Hacker News new | ask | show | jobs
by jhumphries131 1375 days ago
The intent of this spec is to actually put "whatever Google did in protoc" into a readable format, so you don't have to read the C++ code. The official docs fall short on providing much of the details that are included.
2 comments

That sounds great, but what's the governance story? Are the authors of the spec document committing to keeping the document up to date here henceforth? Are the protoc maintainers committing to have these folks involved in project direction decisions?
As of right now, the former. That is currently required for our tools to remain functioning (https://buf.build). If/when changes are made to the language, we update our tools (and this spec) to continue to be accurate.
Protobuf isn't too complicated, I've found the wire format docs to be some of the best among the avro/msgpack/thrift/etc competitors.

Maybe you mean something besides the wire format. In that case, good luck, because that shit ain't protobuf.

The wire format is fairly straightforward if you've seen a few binary encodings. The language used to write the schemas isn't quite as simple and regular as you might hope, though.

> Maybe you mean something besides the wire format. In that case, good luck, because that shit ain't protobuf.

Naming's hard :) Being really pedantic, I think even Google calls the schema description language "Protocol Buffers" and uses phrases like "the Protobuf binary format" or "the Protocol Buffer wire format" to refer to the wire format. Colloquially, it's never confused me to just use "Protobuf" for both.

Except I've written thousands of lines of protobuf format handling that never, or only extremely distantly, touch a schema file. But there's no reason you'd ever do the inverse, pushing protobuf schemas around with no intent to handle the wire format. As an abstract data definition format it's exceptionally poor, it only makes sense if you also want to use the wire format (which is... better than poor, especially as the commodity ones go).
> But there's no reason you'd ever do the inverse, pushing protobuf schemas around with no intent to handle the wire format.

You could be writing a linter, a formatter, an implementation of the Language Server Protocol, a compiler that's not protoc, a way to apply semantic patches to large numbers of Protobuf schemas, or any number of other useful tools. There's clearly at least some demand for tools like this - partial implementations of most of these exist, often with some corporate backing.

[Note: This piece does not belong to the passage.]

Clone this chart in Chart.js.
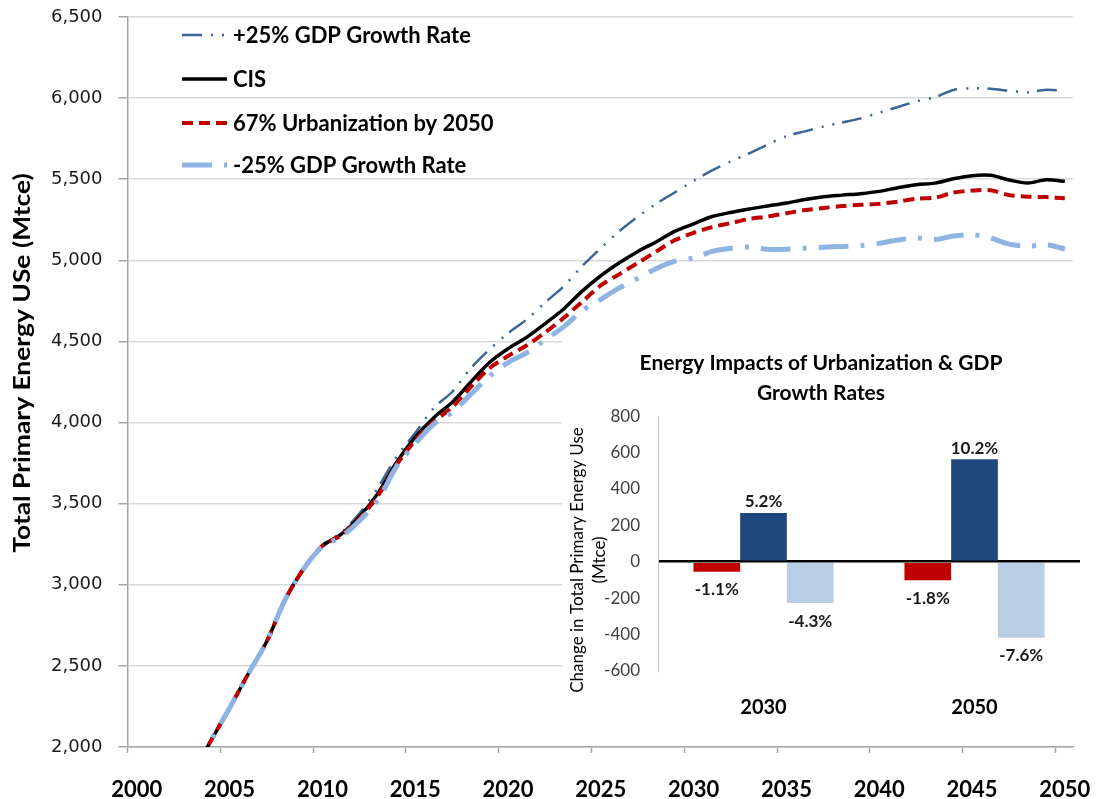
<!DOCTYPE html>
<html><head><meta charset="utf-8">
<script src="https://cdn.jsdelivr.net/npm/chart.js@4.4.1/dist/chart.umd.min.js"></script>
<style>
html,body{margin:0;padding:0;background:#fff;}
#wrap{position:relative;width:1096px;height:799px;overflow:hidden;background:#fff;}
#main{position:absolute;left:0;top:0;}
#inset{position:absolute;left:562px;top:336px;background:#fff;}
</style></head><body>
<div id="wrap"><canvas id="main" width="1096" height="799"></canvas><canvas id="inset" width="530" height="400"></canvas></div>
<script>
// ---------- DATA ----------
const years = [2003,2004,2005,2006,2007,2008,2009,2010,2011,2012,2013,2014,2015,2016,2017,2018,2019,2020,2021,2022,2023,2024,2025,2026,2027,2028,2029,2030,2031,2032,2033,2034,2035,2036,2037,2038,2039,2040,2041,2042,2043,2044,2045,2046,2047,2048,2049,2050];
const gdpHigh = [1830,2040,2240,2450,2650,2910,3100,3245,3320,3440,3600,3790,3935,4090,4190,4335,4450,4550,4635,4740,4840,4965,5075,5180,5270,5350,5420,5490,5555,5610,5660,5715,5765,5795,5825,5850,5875,5910,5945,5980,6005,6050,6060,6058,6045,6035,6052,6045];
const cis = [1830,2040,2240,2450,2650,2910,3100,3240,3310,3420,3565,3755,3910,4030,4125,4250,4370,4455,4525,4610,4700,4810,4905,4985,5055,5115,5180,5225,5270,5295,5317,5335,5353,5375,5392,5402,5411,5425,5448,5466,5476,5503,5522,5524,5495,5477,5496,5487];
const urban67 = [1830,2040,2240,2450,2650,2910,3100,3240,3305,3410,3550,3740,3890,4005,4095,4220,4335,4410,4475,4555,4645,4745,4845,4915,4985,5055,5125,5170,5205,5230,5255,5270,5290,5310,5322,5335,5342,5348,5362,5380,5386,5418,5430,5432,5402,5392,5390,5382];
const gdpLow = [1830,2040,2240,2450,2650,2910,3100,3235,3295,3395,3525,3730,3870,3990,4065,4175,4285,4370,4430,4510,4590,4690,4760,4830,4890,4950,4995,5015,5055,5075,5082,5068,5068,5075,5080,5086,5091,5105,5125,5138,5128,5150,5158,5138,5100,5088,5095,5070];
const xTickLabels = ['2000','2005','2010','2015','2020','2025','2030','2035','2040','2045','2050'];
const seriesNames = ['+25% GDP Growth Rate','CIS','67% Urbanization by 2050','-25% GDP Growth Rate'];

const insetCategories = ['2030','2050'];
const urbDelta = [-55,-101];
const gdpHighDelta = [268,563];
const gdpLowDelta = [-227,-418];
const urbPct = ['-1.1%','-1.8%'];
const gdpHighPct = ['5.2%','10.2%'];
const gdpLowPct = ['-4.3%','-7.6%'];

// ---------- MAIN CHART ----------
const toXY = arr => arr.map((v,i)=>({x:years[i], y:v}));

const legendPlugin = {
  id:'customLegend',
  afterDraw(chart){
    const ctx = chart.ctx;
    const rows = [35,79,123,165];
    chart.data.datasets.forEach((ds,i)=>{
      const y = rows[i];
      ctx.save();
      ctx.strokeStyle = ds.borderColor;
      ctx.lineWidth = ds.borderWidth;
      ctx.lineCap = 'butt';
      ctx.setLineDash(ds.borderDash || []);
      ctx.beginPath(); ctx.moveTo(182,y); ctx.lineTo(227,y); ctx.stroke();
      ctx.setLineDash([]);
      ctx.fillStyle = '#000';
      ctx.font = 'bold 22px Lato';
      ctx.textBaseline = 'middle';
      ctx.textAlign = 'left';
      ctx.fillText(ds.label, 233, y+1);
      ctx.restore();
    });
  }
};
const yTitlePlugin = {
  id:'yTitle',
  afterDraw(chart){
    const ctx = chart.ctx;
    ctx.save();
    ctx.translate(23, 363);
    ctx.rotate(-Math.PI/2);
    ctx.scale(1.2, 1);
    ctx.font = 'bold 22px Lato';
    ctx.fillStyle = '#000';
    ctx.textAlign = 'center';
    ctx.textBaseline = 'middle';
    ctx.fillText('Total Primary Energy USe (Mtce)', 0, 0);
    ctx.restore();
  }
};

new Chart(document.getElementById('main'), {
  type:'line',
  data:{datasets:[
    {label:seriesNames[0], data:toXY(gdpHigh), borderColor:'#3B6497', borderWidth:2.5, borderDash:[20,9,2,9,2,8], order:3},
    {label:seriesNames[1], data:toXY(cis), borderColor:'#000000', borderWidth:3.5, order:2},
    {label:seriesNames[2], data:toXY(urban67), borderColor:'#C00000', borderWidth:4, borderDash:[11,6], order:1},
    {label:seriesNames[3], data:toXY(gdpLow), borderColor:'#8EB4E3', borderWidth:5, borderDash:[30,12,4,12], order:0}
  ]},
  options:{
    responsive:false, animation:false, devicePixelRatio:1,
    layout:{padding:{top:17,right:23,bottom:0,left:0}},
    elements:{point:{radius:0}, line:{tension:0.3, fill:false, borderCapStyle:'butt'}},
    plugins:{legend:{display:false}, tooltip:{enabled:false}},
    scales:{
      x:{type:'linear', min:1999.5, max:2050.44,
        afterBuildTicks: s => { s.ticks = xTickLabels.map(l => ({value: Number(l) - 0.5})); },
        afterFit: s => { s.height = 52; s.paddingLeft = 0; s.paddingRight = 0; },
        ticks:{autoSkip:false, maxRotation:0, labelOffset:9.3, padding:24,
          callback:(v,i)=> xTickLabels[i],
          font:{family:'Lato', size:22, weight:'bold'}, color:'#000'},
        grid:{drawOnChartArea:false, drawTicks:true, tickLength:6, tickColor:'#A6A6A6', tickWidth:1.5},
        border:{display:true, color:'#A6A6A6', width:1.5}
      },
      y:{min:2000, max:6500,
        afterFit: s => { s.width = 127.5; s.paddingTop = 0; s.paddingBottom = 0; },
        ticks:{stepSize:500, padding:16, callback:v => v.toLocaleString('en-US'),
          font:{family:'DejaVu Sans', size:18}, color:'#1a1a1a'},
        grid:{color:'#D9D9D9', lineWidth:1.5, tickLength:9, tickColor:'#A6A6A6', tickWidth:1.5},
        border:{display:true, color:'#A6A6A6', width:1.5}
      }
    }
  },
  plugins:[legendPlugin, yTitlePlugin]
});

// ---------- INSET CHART ----------
const pctLabels = [urbPct, gdpHighPct, gdpLowPct];
const barLabelPlugin = {
  id:'barLabels',
  afterDatasetsDraw(chart){
    const ctx = chart.ctx;
    ctx.save();
    ctx.font = 'bold 17px Lato';
    ctx.fillStyle = '#1a1a1a';
    ctx.textAlign = 'center';
    ctx.textBaseline = 'middle';
    chart.data.datasets.forEach((ds,i)=>{
      chart.getDatasetMeta(i).data.forEach((bar,j)=>{
        const v = ds.data[j];
        const y = v >= 0 ? bar.y - 11 : bar.y + 18;
        ctx.fillText(pctLabels[i][j], bar.x, y);
      });
    });
    ctx.restore();
  }
};
const insetYTitle = {
  id:'insetYTitle',
  afterDraw(chart){
    const ctx = chart.ctx;
    ctx.save();
    ctx.font = '17px Lato';
    ctx.fillStyle = '#000';
    ctx.textAlign = 'center';
    ctx.textBaseline = 'middle';
    ctx.translate(16, 224); ctx.rotate(-Math.PI/2);
    ctx.fillText('Change in Total Primary Energy Use', 0, 0);
    ctx.fillText('(Mtce)', 0, 22);
    ctx.restore();
  }
};

new Chart(document.getElementById('inset'), {
  type:'bar',
  data:{labels:insetCategories, datasets:[
    {label:seriesNames[2], data:urbDelta, backgroundColor:'#C00000'},
    {label:seriesNames[0], data:gdpHighDelta, backgroundColor:'#1F497D'},
    {label:seriesNames[3], data:gdpLowDelta, backgroundColor:'#B9CDE5'}
  ]},
  options:{
    responsive:false, animation:false, devicePixelRatio:1,
    layout:{padding:{top:0,right:12,bottom:0,left:0}},
    datasets:{bar:{barPercentage:1, categoryPercentage:0.664}},
    plugins:{legend:{display:false}, tooltip:{enabled:false},
      title:{display:true, text:['Energy Impacts of Urbanization & GDP','Growth Rates'],
        font:{family:'Lato', size:21, weight:'bold', lineHeight:1.43}, color:'#000', padding:{top:12,bottom:8}}
    },
    scales:{
      x:{grid:{display:false}, border:{display:false},
        afterFit: s => { s.height = 65; },
        ticks:{padding:17, font:{family:'Lato', size:20, weight:'bold'}, color:'#000'}},
      y:{min:-600, max:800,
        afterFit: s => { s.width = 96; },
        ticks:{stepSize:200, padding:18, font:{family:'Lato', size:17}, color:'#404040'},
        grid:{drawTicks:false, color:c => c.tick && c.tick.value === 0 ? '#000' : 'rgba(0,0,0,0)', lineWidth:2.5},
        border:{display:true, color:'#BFBFBF', width:1}
      }
    }
  },
  plugins:[barLabelPlugin, insetYTitle]
});
</script>
</body></html>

Unless you're implementing a Protobuf runtime (google.golang.org/protobuf in Go, upb for Python, etc.), your experience seems unusual to me - most developers I've encountered read and write the wire format using one of the existing runtimes.

That said, it does sound like a lot of fun - especially if it's in lisp!

The wire format isn't great compared to these, particularly in its handling of nested messages. Or rather, non-handling, since you have to encode the sub message to a bytestring. That makes encoders a bit slower (or complex), and you can't look at a message and see the nesting without a schema. Not great.
Or super-great, because decoders can't fail on nested messages they don't parse. This is a perennial problem in the large corpus of JSON we parse at my day job, and it would be fairly awesome to treat all nested objects as thunks to be decoded on access instead of crashing when synchronizing a crapton of JSON-encoded application state.
Funny, I have the opposite view. If you have invalid data, you should fail as early and loudly as possible, not wait until it's decoded later and you have no idea where the faulty data comes from.
I have both views - if you're going to do something with the data yes please reject as soon as possible - but also it sure is nice to be able to make a dumb pipe for either efficiency or architecture reasons sometimes.